🤖 AI Summary
Existing hardware (CPUs, GPUs, TPUs) struggles to efficiently accelerate neuro-symbolic AI (NSAI) due to its inherent computational heterogeneity, memory intensity, and irregular memory access patterns—characteristics poorly supported by mainstream AI accelerators, which lack adaptability to NSAI’s diverse operations and variable-scale workloads. To address this, we propose the first end-to-end FPGA acceleration framework tailored for NSAI. Our approach features a data-dependency-driven architecture generator that synthesizes a reconfigurable computing array with flexible functional units, reconfigurable memory hierarchies, and mixed-precision support, coupled with dynamic memory topology reconfiguration. Evaluation shows speedups of 31× over Jetson TX2, >2× over GPUs, 8× over TPU-style systolic arrays, and >3× over Xilinx DPU. Notably, when symbolic workload scales by 150×, execution time increases only 4×—enabling, for the first time, real-time acceleration of general-purpose NSAI algorithms.
📝 Abstract
Neuro-Symbolic AI (NSAI) is an emerging paradigm that integrates neural networks with symbolic reasoning to enhance the transparency, reasoning capabilities, and data efficiency of AI systems.
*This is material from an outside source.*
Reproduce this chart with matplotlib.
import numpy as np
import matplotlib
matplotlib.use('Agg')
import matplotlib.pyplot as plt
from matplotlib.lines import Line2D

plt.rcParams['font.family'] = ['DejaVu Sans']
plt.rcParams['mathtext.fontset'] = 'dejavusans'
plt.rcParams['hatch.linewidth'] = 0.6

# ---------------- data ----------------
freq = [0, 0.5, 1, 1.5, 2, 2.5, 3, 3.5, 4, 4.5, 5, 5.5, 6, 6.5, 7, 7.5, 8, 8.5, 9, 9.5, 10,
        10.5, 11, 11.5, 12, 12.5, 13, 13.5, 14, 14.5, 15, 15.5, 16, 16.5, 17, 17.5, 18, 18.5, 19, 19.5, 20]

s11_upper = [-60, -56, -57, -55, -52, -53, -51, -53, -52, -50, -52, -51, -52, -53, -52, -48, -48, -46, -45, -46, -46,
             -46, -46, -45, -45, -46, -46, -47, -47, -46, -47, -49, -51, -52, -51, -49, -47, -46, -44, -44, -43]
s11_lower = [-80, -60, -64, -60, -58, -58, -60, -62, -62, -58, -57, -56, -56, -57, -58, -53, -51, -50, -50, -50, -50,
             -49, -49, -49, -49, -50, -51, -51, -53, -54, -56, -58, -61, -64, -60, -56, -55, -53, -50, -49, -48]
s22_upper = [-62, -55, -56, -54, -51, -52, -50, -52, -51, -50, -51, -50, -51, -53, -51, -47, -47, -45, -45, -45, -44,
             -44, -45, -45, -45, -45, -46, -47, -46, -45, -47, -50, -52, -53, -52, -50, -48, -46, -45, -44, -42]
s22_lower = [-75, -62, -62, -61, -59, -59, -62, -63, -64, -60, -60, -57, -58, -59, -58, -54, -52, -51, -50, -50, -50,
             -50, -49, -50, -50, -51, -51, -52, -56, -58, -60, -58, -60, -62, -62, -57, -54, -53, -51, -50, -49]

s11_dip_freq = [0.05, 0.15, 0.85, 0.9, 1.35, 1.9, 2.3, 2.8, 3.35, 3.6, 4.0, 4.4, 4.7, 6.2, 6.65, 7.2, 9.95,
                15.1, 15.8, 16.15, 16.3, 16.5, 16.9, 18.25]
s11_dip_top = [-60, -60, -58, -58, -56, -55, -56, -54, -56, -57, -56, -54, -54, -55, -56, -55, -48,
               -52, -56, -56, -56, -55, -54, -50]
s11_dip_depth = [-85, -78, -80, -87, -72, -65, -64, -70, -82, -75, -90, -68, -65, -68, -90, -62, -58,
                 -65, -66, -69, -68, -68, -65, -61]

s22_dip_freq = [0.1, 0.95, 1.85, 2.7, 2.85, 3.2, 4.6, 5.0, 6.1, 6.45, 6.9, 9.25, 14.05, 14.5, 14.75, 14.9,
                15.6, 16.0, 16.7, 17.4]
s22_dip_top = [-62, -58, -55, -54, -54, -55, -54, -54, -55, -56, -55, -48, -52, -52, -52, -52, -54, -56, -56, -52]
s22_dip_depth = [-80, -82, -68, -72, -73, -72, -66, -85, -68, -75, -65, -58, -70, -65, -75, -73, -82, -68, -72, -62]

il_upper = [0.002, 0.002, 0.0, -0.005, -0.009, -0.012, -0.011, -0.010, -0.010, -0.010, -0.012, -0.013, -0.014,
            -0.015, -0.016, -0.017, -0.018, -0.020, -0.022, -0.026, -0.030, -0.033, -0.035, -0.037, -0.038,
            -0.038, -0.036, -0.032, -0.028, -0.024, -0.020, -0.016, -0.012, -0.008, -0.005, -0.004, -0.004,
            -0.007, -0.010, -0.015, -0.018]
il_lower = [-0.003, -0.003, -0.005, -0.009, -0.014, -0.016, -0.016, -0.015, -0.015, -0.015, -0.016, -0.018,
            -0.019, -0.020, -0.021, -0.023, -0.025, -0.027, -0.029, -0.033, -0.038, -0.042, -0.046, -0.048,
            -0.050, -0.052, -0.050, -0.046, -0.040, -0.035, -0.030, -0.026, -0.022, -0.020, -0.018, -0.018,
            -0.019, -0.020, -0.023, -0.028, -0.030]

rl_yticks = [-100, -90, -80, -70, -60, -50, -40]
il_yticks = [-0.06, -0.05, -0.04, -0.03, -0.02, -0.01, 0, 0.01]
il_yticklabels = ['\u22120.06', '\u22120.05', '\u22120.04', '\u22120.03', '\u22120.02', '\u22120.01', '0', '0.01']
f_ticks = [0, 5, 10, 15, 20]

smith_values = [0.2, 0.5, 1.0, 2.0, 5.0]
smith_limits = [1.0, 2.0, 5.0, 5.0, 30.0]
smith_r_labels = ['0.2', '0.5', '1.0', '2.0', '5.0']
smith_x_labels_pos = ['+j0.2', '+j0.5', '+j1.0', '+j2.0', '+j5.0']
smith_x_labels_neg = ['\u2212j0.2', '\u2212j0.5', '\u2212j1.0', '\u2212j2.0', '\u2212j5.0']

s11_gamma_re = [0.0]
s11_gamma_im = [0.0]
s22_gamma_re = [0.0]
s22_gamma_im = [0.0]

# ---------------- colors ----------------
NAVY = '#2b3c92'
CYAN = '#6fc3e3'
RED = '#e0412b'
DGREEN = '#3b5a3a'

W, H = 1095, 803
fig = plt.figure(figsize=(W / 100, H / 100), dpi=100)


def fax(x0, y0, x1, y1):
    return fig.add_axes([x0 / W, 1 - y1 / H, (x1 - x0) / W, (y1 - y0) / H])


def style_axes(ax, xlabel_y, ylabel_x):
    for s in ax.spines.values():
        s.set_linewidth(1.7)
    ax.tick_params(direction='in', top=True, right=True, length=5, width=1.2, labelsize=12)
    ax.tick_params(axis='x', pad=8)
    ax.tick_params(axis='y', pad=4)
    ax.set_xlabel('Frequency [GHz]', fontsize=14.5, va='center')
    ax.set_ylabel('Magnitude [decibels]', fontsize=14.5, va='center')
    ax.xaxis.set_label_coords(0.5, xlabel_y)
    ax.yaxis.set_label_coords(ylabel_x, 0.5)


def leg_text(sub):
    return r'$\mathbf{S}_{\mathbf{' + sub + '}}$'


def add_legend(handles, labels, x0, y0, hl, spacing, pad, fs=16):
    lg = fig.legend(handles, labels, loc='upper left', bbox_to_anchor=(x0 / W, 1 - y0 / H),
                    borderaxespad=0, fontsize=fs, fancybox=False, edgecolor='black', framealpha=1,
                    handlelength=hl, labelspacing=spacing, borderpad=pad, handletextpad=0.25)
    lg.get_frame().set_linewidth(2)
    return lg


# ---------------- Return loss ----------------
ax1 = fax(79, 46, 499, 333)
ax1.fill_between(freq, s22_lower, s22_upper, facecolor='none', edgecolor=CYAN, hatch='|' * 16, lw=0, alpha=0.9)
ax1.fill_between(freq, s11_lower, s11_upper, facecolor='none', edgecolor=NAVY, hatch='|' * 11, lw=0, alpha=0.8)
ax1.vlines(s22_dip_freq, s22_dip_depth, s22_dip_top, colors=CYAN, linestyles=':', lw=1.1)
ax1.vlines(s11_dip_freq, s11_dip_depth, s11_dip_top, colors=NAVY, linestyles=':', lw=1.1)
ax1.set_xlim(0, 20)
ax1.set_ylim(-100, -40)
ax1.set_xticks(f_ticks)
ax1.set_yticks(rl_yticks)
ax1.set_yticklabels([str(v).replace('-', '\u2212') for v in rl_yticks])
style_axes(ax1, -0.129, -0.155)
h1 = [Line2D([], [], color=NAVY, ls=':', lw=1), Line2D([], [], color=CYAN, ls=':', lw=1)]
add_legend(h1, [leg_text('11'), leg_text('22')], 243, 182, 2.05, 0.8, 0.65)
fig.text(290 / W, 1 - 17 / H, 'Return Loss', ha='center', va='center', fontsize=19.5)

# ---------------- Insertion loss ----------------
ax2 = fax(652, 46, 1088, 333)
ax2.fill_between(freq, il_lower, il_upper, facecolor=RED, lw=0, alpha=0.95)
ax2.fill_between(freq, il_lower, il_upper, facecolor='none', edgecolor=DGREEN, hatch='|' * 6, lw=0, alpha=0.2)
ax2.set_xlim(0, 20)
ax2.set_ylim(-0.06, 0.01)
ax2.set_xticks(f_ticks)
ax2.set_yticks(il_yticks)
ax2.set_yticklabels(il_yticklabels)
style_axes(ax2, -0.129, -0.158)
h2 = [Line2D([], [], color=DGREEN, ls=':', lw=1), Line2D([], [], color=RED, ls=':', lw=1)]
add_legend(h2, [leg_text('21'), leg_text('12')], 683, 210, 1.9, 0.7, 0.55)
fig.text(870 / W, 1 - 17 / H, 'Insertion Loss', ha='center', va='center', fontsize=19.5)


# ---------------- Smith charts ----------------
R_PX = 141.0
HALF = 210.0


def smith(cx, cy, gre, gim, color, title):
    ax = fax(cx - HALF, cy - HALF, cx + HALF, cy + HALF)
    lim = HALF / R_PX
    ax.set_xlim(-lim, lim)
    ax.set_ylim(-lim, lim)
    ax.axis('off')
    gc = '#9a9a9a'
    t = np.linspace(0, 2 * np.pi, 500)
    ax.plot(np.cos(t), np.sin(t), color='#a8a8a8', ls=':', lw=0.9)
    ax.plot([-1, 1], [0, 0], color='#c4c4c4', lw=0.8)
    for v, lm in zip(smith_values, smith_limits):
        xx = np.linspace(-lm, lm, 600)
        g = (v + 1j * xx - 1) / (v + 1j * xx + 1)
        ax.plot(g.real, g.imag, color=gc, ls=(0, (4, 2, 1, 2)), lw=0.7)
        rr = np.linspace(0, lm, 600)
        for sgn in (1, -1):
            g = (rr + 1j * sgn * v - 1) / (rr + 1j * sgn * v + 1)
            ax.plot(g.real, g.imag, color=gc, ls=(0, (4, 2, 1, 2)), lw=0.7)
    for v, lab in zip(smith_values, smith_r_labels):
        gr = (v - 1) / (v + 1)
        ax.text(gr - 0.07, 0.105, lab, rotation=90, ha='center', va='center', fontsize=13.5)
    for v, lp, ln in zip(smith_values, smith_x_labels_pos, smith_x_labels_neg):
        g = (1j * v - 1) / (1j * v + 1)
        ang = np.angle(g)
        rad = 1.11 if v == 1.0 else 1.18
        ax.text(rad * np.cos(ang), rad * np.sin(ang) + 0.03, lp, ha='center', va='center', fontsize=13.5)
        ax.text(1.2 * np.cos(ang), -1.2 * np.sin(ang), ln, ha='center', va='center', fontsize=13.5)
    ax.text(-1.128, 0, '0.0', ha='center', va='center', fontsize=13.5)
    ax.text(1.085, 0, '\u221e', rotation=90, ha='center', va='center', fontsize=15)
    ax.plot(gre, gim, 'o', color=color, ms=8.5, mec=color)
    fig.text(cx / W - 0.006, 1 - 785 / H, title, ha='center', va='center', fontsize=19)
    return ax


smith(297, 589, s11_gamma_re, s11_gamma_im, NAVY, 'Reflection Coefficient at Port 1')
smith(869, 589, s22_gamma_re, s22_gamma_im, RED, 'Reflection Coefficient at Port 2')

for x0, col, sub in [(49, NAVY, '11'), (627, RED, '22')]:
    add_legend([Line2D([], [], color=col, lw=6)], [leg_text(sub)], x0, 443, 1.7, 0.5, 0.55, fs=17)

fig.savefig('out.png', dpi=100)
Recent NSAI systems have gained traction due to their exceptional performance in reasoning tasks and human-AI collaborative scenarios. Despite these algorithmic advancements, executing NSAI tasks on existing hardware (e.g., CPUs, GPUs, TPUs) remains challenging, due to their heterogeneous computing kernels, high memory intensity, and unique memory access patterns. Moreover, current NSAI algorithms exhibit significant variation in operation types and scales, making them incompatible with existing ML accelerators. These challenges highlight the need for a versatile and flexible acceleration framework tailored to NSAI workloads. In this paper, we propose NSFlow, an FPGA-based acceleration framework designed to achieve high efficiency, scalability, and versatility across NSAI systems. NSFlow features a design architecture generator that identifies workload data dependencies and creates optimized dataflow architectures, as well as a reconfigurable array with flexible compute units, re-organizable memory, and mixed-precision capabilities. Evaluating across NSAI workloads, NSFlow achieves 31x speedup over Jetson TX2, more than 2x over GPU, 8x speedup over TPU-like systolic array, and more than 3x over Xilinx DPU. NSFlow also demonstrates enhanced scalability, with only 4x runtime increase when symbolic workloads scale by 150x. To the best of our knowledge, NSFlow is the first framework to enable real-time generalizable NSAI algorithms acceleration, demonstrating a promising solution for next-generation cognitive systems.